画題は対馬ですが、この絵でもっとも目を惹かれるは、対馬島をまたぐように空に大きく描かれた虹。虹が描かれた浮世絵はこの作品のほかにも何枚か確認できるのですが、それほど例が多いわけではなく、珍しい部類だということができます。

現代でこそ見たら嬉しい虹ですが、時代や地域によって虹に対する思いはさまざまでした。古代中国では虹は虫の仲間で、理解の及ばない得体の知れないものという意識があったようです。日本でも古い時代の和歌には虹を詠んだものがほとんどなく、虹を避けるような気持ちが働いていたのではないかという説があります。
また、雨が降れば年中みられる虹ですが、実は夏の季語。ほかの季節に用いるときには「春の虹」などとし、特に断りなく「虹」というと夏のものになります。

広重はこの作品以外にも虹をモチーフにした浮世絵を描いており、意外に「虹好き」な絵師だったのかもしれません。また広重作ではないのですが、うなぎの蒲焼を食べながら虹を振り返る、という面白い構図の浮世絵もあります。これもうなぎと虹で夏らしさを演出したものと考えることもできそう。そう思うと、江戸時代にはもう人々は虹に対してネガティブな感情は持っていなかったようですね。

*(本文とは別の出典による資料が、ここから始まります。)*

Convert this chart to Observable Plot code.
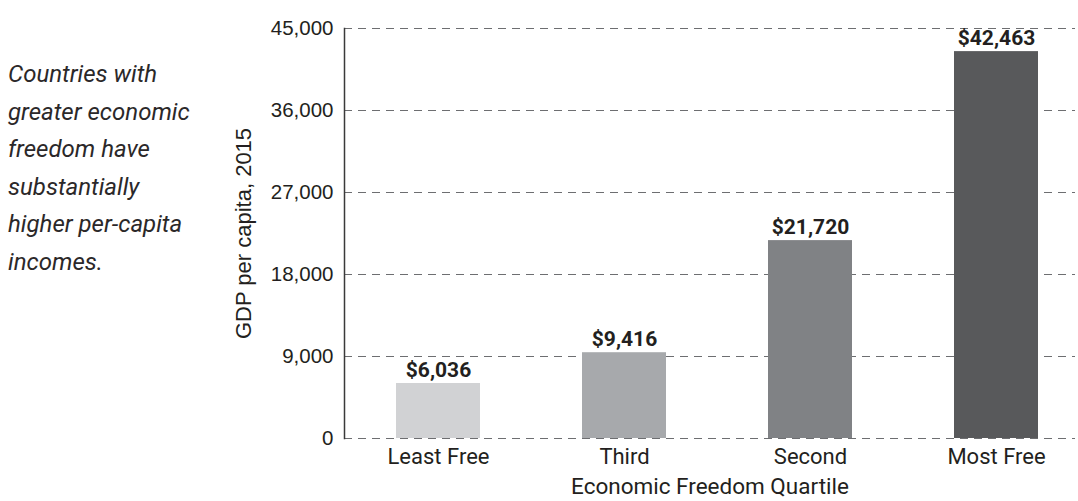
<!DOCTYPE html>
<html>
<head>
<meta charset="utf-8">
<script src="https://cdn.jsdelivr.net/npm/d3@7"></script>
<script src="https://cdn.jsdelivr.net/npm/@observablehq/plot@0.6"></script>
<style>
  html, body { margin: 0; padding: 0; background: #fff; }
  #wrap { position: relative; width: 1078px; height: 501px; }
  #note {
    position: absolute; left: 8px; top: 56px;
    font-family: Roboto, "Noto Sans", sans-serif; font-style: italic; font-weight: 400;
    font-size: 24px; line-height: 37.6px; color: #2b2829;
  }
  #chart { position: absolute; left: 0; top: 0; }
</style>
</head>
<body>
<div id="wrap">
  <div id="chart"></div>
  <div id="note">Countries with<br>greater economic<br>freedom have<br>substantially<br>higher per-capita<br>incomes.</div>
</div>
<script>
const categories = ["Least Free", "Third", "Second", "Most Free"];
const gdp = [6036, 9416, 21720, 42463];
const barColors = ["#d1d2d4", "#a7a9ac", "#808285", "#58595b"];
const yTicks = [0, 9000, 18000, 27000, 36000, 45000];
const yLabel = "GDP per capita, 2015";
const xLabel = "Economic Freedom Quartile";

const rows = categories.map((c, i) => ({category: c, value: gdp[i], color: barColors[i]}));
const ink = "#231f20";

const chart = Plot.plot({
  width: 1078,
  height: 501,
  marginTop: 28,
  marginBottom: 63,
  marginLeft: 344,
  marginRight: 3,
  style: {background: "transparent", color: ink},
  x: {domain: categories, range: [344, 1090], paddingInner: 0.55, paddingOuter: 0.275, align: 0.5},
  y: {domain: [0, 45000]},
  marks: [
    Plot.gridY(yTicks, {stroke: "#6d6e71", strokeOpacity: 1, strokeWidth: 1, strokeDasharray: "8,6"}),
    Plot.barY(rows, {x: "category", y: "value", fill: "color"}),
    Plot.frame({anchor: "left", stroke: "#3a3a3a", strokeWidth: 1.5}),
    Plot.axisY({ticks: yTicks, tickFormat: d3.format(","), tickSize: 0, tickPadding: 11, label: null,
      fontSize: 20.5, fontFamily: "'Liberation Sans', Arial, sans-serif", fill: ink}),
    Plot.axisX({tickSize: 0, tickPadding: 10, label: null,
      fontSize: 22, fontFamily: "Roboto, sans-serif", fill: ink}),
    Plot.text(rows, {x: "category", y: "value", text: d => "$" + d3.format(",")(d.value), dy: -7,
      fontSize: 21, fontWeight: "bold", fontFamily: "Roboto, sans-serif",
      fill: ink, lineAnchor: "bottom"}),
    Plot.text([yLabel], {text: d => d, frameAnchor: "left", textAnchor: "middle", rotate: -90, dx: -101,
      fontSize: 22, fontFamily: "'Liberation Sans', Arial, sans-serif", fill: ink}),
    Plot.text([xLabel], {text: d => d, frameAnchor: "bottom", dy: 48, lineAnchor: "middle",
      fontSize: 22.5, fontFamily: "Roboto, sans-serif", fill: ink})
  ]
});
document.getElementById("chart").appendChild(chart);
</script>
</body>
</html>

さて、この作品の構図ですが、同じアングルの写真を撮るにはセスナでもチャーターしないと難しそうです。奥に見えているのは朝鮮半島で、大きさこそずいぶん誇張されていますが、実際に天気の良い日には対馬から朝鮮半島を肉眼でも見ることができます。釜山あたりで打ち上げられた大玉花火がくっきりと丸くみえることもあるそうです。